I am trying to save a new table from a csv. Unfortunately the way the csv is read and saved, all column types are string. The dataset contains other types and I want to specify the types when creating the table.
I have found a solution to alter the column types after creating the table, but it doesnt seem practical.
This is how I create the table:
from pyspark.sql import DataFrame
import_path = f"{st_raw}/data.csv"
sparkDF = spark.read.csv(import_path, header=True)
spark.sql(f"CREATE SCHEMA IF NOT EXISTS {catalog}.{schema}")

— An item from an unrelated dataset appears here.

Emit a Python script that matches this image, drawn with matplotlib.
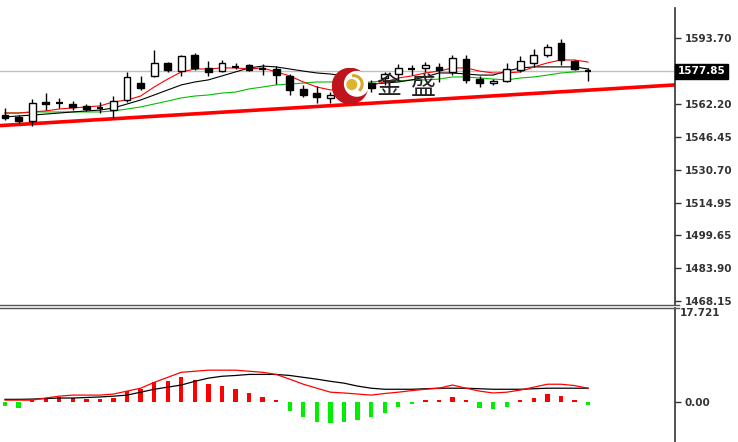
import matplotlib
matplotlib.use("Agg")
import matplotlib.pyplot as plt
from matplotlib.patches import Circle, Arc
import numpy as np

plt.rcParams['font.family'] = ['DejaVu Sans', 'Noto Sans CJK SC']

# ---------------- data ----------------
opens = [1556.9, 1556.0, 1554.1, 1563.2, 1562.7, 1562.2, 1561.2, 1560.5, 1559.3, 1564.1,
         1572.2, 1575.6, 1581.8, 1577.9, 1585.6, 1579.4, 1577.9, 1580.1, 1580.8, 1578.9,
         1578.9, 1575.6, 1569.4, 1567.4, 1565.1, 1566.9, 1568.9, 1572.2, 1574.6, 1576.5,
         1579.1, 1579.4, 1579.9, 1577.5, 1583.7, 1574.1, 1572.2, 1573.2, 1578.4, 1581.8,
         1585.6, 1591.3, 1582.7, 1578.4]
highs = [1560.3, 1556.9, 1564.6, 1567.4, 1565.1, 1563.6, 1562.2, 1563.2, 1566.0, 1577.5,
         1575.6, 1588.0, 1582.2, 1585.6, 1586.5, 1582.7, 1583.2, 1581.8, 1581.3, 1581.3,
         1580.3, 1576.5, 1571.3, 1570.8, 1567.9, 1571.3, 1572.7, 1573.7, 1577.5, 1581.3,
         1580.8, 1582.2, 1581.8, 1585.6, 1585.6, 1575.6, 1574.1, 1581.8, 1585.1, 1588.5,
         1590.8, 1593.2, 1583.2, 1579.4]
lows = [1554.6, 1553.1, 1551.7, 1559.3, 1560.3, 1559.3, 1558.9, 1557.9, 1555.5, 1563.2,
        1568.9, 1575.1, 1577.5, 1575.6, 1578.4, 1575.6, 1577.5, 1578.9, 1577.9, 1576.0,
        1571.7, 1566.5, 1565.5, 1562.7, 1562.7, 1566.0, 1566.5, 1567.9, 1571.3, 1573.7,
        1576.0, 1577.5, 1572.7, 1576.0, 1572.2, 1570.3, 1571.3, 1572.7, 1577.5, 1579.9,
        1584.6, 1580.8, 1578.4, 1573.2]
closes = [1555.5, 1554.1, 1562.7, 1562.2, 1562.4, 1560.8, 1559.8, 1560.3, 1563.6, 1575.1,
          1569.8, 1581.8, 1578.4, 1585.1, 1579.4, 1577.5, 1581.8, 1579.9, 1578.4, 1578.7,
          1576.0, 1568.9, 1566.5, 1565.5, 1566.5, 1569.8, 1571.3, 1569.8, 1576.5, 1579.4,
          1578.9, 1580.8, 1578.4, 1584.2, 1573.7, 1572.2, 1573.2, 1578.9, 1582.7, 1585.6,
          1589.4, 1583.2, 1578.9, 1577.85]

ma_red = [1557.9, 1557.9, 1558.4, 1558.9, 1559.8, 1560.3, 1560.8, 1561.3, 1563.2, 1564.1,
          1566.0, 1570.3, 1574.1, 1577.5, 1578.9, 1578.9, 1579.4, 1579.4, 1578.9, 1579.4,
          1577.5, 1575.6, 1572.7, 1570.3, 1568.9, 1569.4, 1570.3, 1571.3, 1572.7, 1574.6,
          1575.6, 1577.0, 1577.9, 1579.4, 1579.4, 1577.9, 1577.0, 1577.0, 1577.5, 1579.9,
          1581.8, 1583.2, 1583.2, 1582.2]
ma_black = [1556.0, 1556.5, 1556.9, 1557.4, 1557.9, 1558.4, 1558.9, 1559.3, 1560.3, 1562.2,
            1564.1, 1566.5, 1568.9, 1571.3, 1572.7, 1573.7, 1575.6, 1577.5, 1579.4, 1580.3,
            1579.9, 1578.9, 1577.9, 1577.0, 1576.5, 1575.6, 1573.7, 1571.7, 1572.2, 1572.7,
            1573.7, 1575.1, 1577.0, 1577.0, 1576.5, 1576.0, 1576.0, 1577.9, 1579.4, 1579.9,
            1579.9, 1579.9, 1579.9, 1578.9]
ma_green = [1557.9, 1557.9, 1558.4, 1558.4, 1558.4, 1558.4, 1558.4, 1558.4, 1558.9, 1559.8,
            1560.8, 1562.2, 1563.6, 1565.1, 1566.0, 1566.5, 1567.4, 1567.9, 1569.4, 1570.3,
            1571.3, 1571.7, 1572.2, 1572.7, 1572.7, 1572.7, 1572.7, 1572.7, 1573.2, 1573.2,
            1573.7, 1573.7, 1574.1, 1575.1, 1575.1, 1574.6, 1574.1, 1573.7, 1574.6, 1575.1,
            1576.0, 1577.0, 1577.5, 1577.9]

trend_x = [-0.37, 49.41]
trend_y = [1551.9, 1571.3]

last_price = 1577.85
price_ticks = [1593.70, 1562.20, 1546.45, 1530.70, 1514.95, 1499.65, 1483.90, 1468.15]

macd_hist = [-0.75, -1.1, 0.3, 0.5, 1.0, 0.8, 0.5, 0.5, 0.8, 2.05,
             2.36, 3.7, 4.0, 4.8, 4.2, 3.3, 3.1, 2.4, 1.7, 0.9,
             0.3, -1.7, -2.9, -3.8, -4.0, -3.7, -3.3, -2.9, -2.0, -0.9,
             -0.3, 0.4, 0.3, 0.9, 0.3, -1.1, -1.4, -0.9, 0.3, 0.75,
             1.6, 1.05, 0.3, -0.55]
macd_main = [0.35, 0.35, 0.35, 0.75, 1.1, 1.3, 1.3, 1.3, 1.5, 2.05,
             2.6, 3.7, 4.65, 5.6, 5.8, 6.0, 6.0, 6.0, 5.8, 5.6,
             5.2, 4.3, 3.35, 2.6, 1.85, 1.7, 1.5, 1.3, 1.6, 1.85,
             2.15, 2.4, 2.6, 3.2, 2.6, 2.05, 1.7, 1.85, 2.25, 2.8,
             3.35, 3.35, 3.1, 2.6]
macd_signal = [0.5, 0.5, 0.55, 0.65, 0.75, 0.75, 0.85, 0.95, 1.1, 1.3,
               1.85, 2.4, 2.8, 3.2, 3.9, 4.5, 4.85, 5.0, 5.2, 5.2,
               5.2, 5.0, 4.65, 4.3, 3.9, 3.55, 3.0, 2.6, 2.4, 2.4,
               2.4, 2.5, 2.6, 2.6, 2.6, 2.5, 2.4, 2.4, 2.4, 2.5,
               2.6, 2.6, 2.6, 2.6]
macd_top = 17.721

# ---------------- figure ----------------
W, H = 738, 442
fig = plt.figure(figsize=(W / 100, H / 100), dpi=100)
fig.patch.set_facecolor('white')

def fx(px):
    return px / W

def fy(py):
    return 1 - py / H

ax = fig.add_axes([0, fy(305), fx(675), (305 - 8) / H])
axm = fig.add_axes([0, 0, fx(675), (442 - 308) / H])

x = np.arange(len(opens))
xlim = (-0.37, 49.41)

ax.set_xlim(*xlim)
ax.set_ylim(1466.3, 1608.0)

# current price gray line
ax.axhline(last_price, color='#c0c0c0', lw=1, zorder=1)

# trend line
ax.plot(trend_x, trend_y, color='#ff0000', lw=2.6, zorder=2, solid_capstyle='butt')

# moving averages
ax.plot(x, ma_green, color='#00c000', lw=0.8, zorder=3)
ax.plot(x, ma_black, color='black', lw=0.8, zorder=3)
ax.plot(x, ma_red, color='#ff0000', lw=0.8, zorder=3)

# candles
bw = 0.5
for i in range(len(opens)):
    o, h, l, c = opens[i], highs[i], lows[i], closes[i]
    ax.vlines(i, l, h, color='black', lw=1.0, zorder=4)
    lo, hi = min(o, c), max(o, c)
    if hi - lo < 0.6:
        ax.hlines((o + c) / 2, i - bw / 2, i + bw / 2, color='black', lw=1.6, zorder=5)
    else:
        fc = 'white' if c >= o else 'black'
        ax.bar(i, hi - lo, bottom=lo, width=bw, facecolor=fc, edgecolor='black',
               linewidth=1.0, zorder=5)

# logo
logo_ax = fig.add_axes([fx(332), fy(104), fx(36), 36 / H])
logo_ax.set_xlim(-1, 1)
logo_ax.set_ylim(-1, 1)
logo_ax.set_aspect('equal')
logo_ax.axis('off')
logo_ax.add_patch(Circle((0, 0), 0.98, color='#c0141c', zorder=1))
logo_ax.add_patch(Circle((0.38, 0.12), 0.68, color='white', zorder=2))
logo_ax.add_patch(Arc((0.2, 0.1), 0.95, 0.95, theta1=-50, theta2=100, color='#d4a82a', lw=2.2, zorder=3))
logo_ax.add_patch(Circle((0.1, 0.08), 0.27, color='#d9b531', zorder=4))

fig.text(fx(389), fy(87), '金', family=['Noto Sans CJK SC'], fontsize=18,
         color='#222222', ha='center', va='center')
fig.text(fx(423), fy(87), '盛', family=['Noto Sans CJK SC'], fontsize=18,
         color='#222222', ha='center', va='center')

# axis styling (main)
for s in ['top', 'left', 'bottom']:
    ax.spines[s].set_visible(False)
ax.spines['right'].set_color('#333333')
ax.spines['right'].set_linewidth(1.2)
ax.set_xticks([])
ax.yaxis.tick_right()
ax.set_yticks(price_ticks)
ax.set_yticklabels([f'{v:.2f}' for v in price_ticks])
ax.tick_params(axis='y', right=True, left=False, length=4, width=1, color='#333333',
               labelsize=7.5, labelcolor='#333333', pad=3)
for lbl in ax.get_yticklabels():
    lbl.set_fontweight('bold')

# current price tag
ax.text(1.0 + fx(3) / fx(675), last_price, f'{last_price:.2f}', transform=ax.get_yaxis_transform(),
        ha='left', va='center', fontsize=7.5, fontweight='bold', color='white',
        bbox=dict(boxstyle='square,pad=0.25', facecolor='black', edgecolor='black'),
        clip_on=False, zorder=10)

# ---------------- MACD panel ----------------
axm.set_xlim(*xlim)
axm.set_ylim(-(442 - 402) / (94 / macd_top), macd_top)
hcol = ['#ff0000' if v >= 0 else '#00ee00' for v in macd_hist]
axm.bar(x, macd_hist, width=0.32, color=hcol, zorder=2)
axm.plot(x, macd_signal, color='black', lw=0.9, zorder=3)
axm.plot(x, macd_main, color='#ff0000', lw=0.9, zorder=3)
for s in ['top', 'left', 'bottom']:
    axm.spines[s].set_visible(False)
axm.spines['right'].set_color('#333333')
axm.spines['right'].set_linewidth(1.2)
axm.set_xticks([])
axm.yaxis.tick_right()
axm.set_yticks([0.0])
axm.set_yticklabels(['0.00'])
axm.tick_params(axis='y', right=True, left=False, length=4, width=1, color='#333333',
                labelsize=7.5, labelcolor='#333333', pad=3)
for lbl in axm.get_yticklabels():
    lbl.set_fontweight('bold')
axm.text(1.0 + fx(5) / fx(675), macd_top, f'{macd_top:.3f}', transform=axm.get_yaxis_transform(),
         ha='left', va='top', fontsize=7.5, fontweight='bold', color='#333333', clip_on=False)

# separator double line between panels
fig.add_artist(plt.Line2D([0, fx(679)], [fy(304.5), fy(304.5)], color='#555555', lw=1.0))
fig.add_artist(plt.Line2D([0, fx(679)], [fy(307.5), fy(307.5)], color='#555555', lw=1.0))

fig.savefig('out.png', dpi=100, facecolor='white')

tablename = f"{catalog}.{schema}.{table}"
sparkDF.write.saveAsTable(tablename)
assert spark.table(tablename).count() > 0
display(spark.table(tablename))
Printing the schema shows, that all columns are of type string:
|-- Date: string (nullable = true)
|-- Location: string (nullable = true)
|-- Country: string (nullable = true)
|-- Temperature: string (nullable = true)
|-- CO2 Emissions: string (nullable = true)
|-- Sea Level Rise: string (nullable = true)
|-- Precipitation: string (nullable = true)
|-- Humidity: string (nullable = true)
|-- Wind Speed: string (nullable = true)
I need to specifiy the correct types. How can I accomplish that?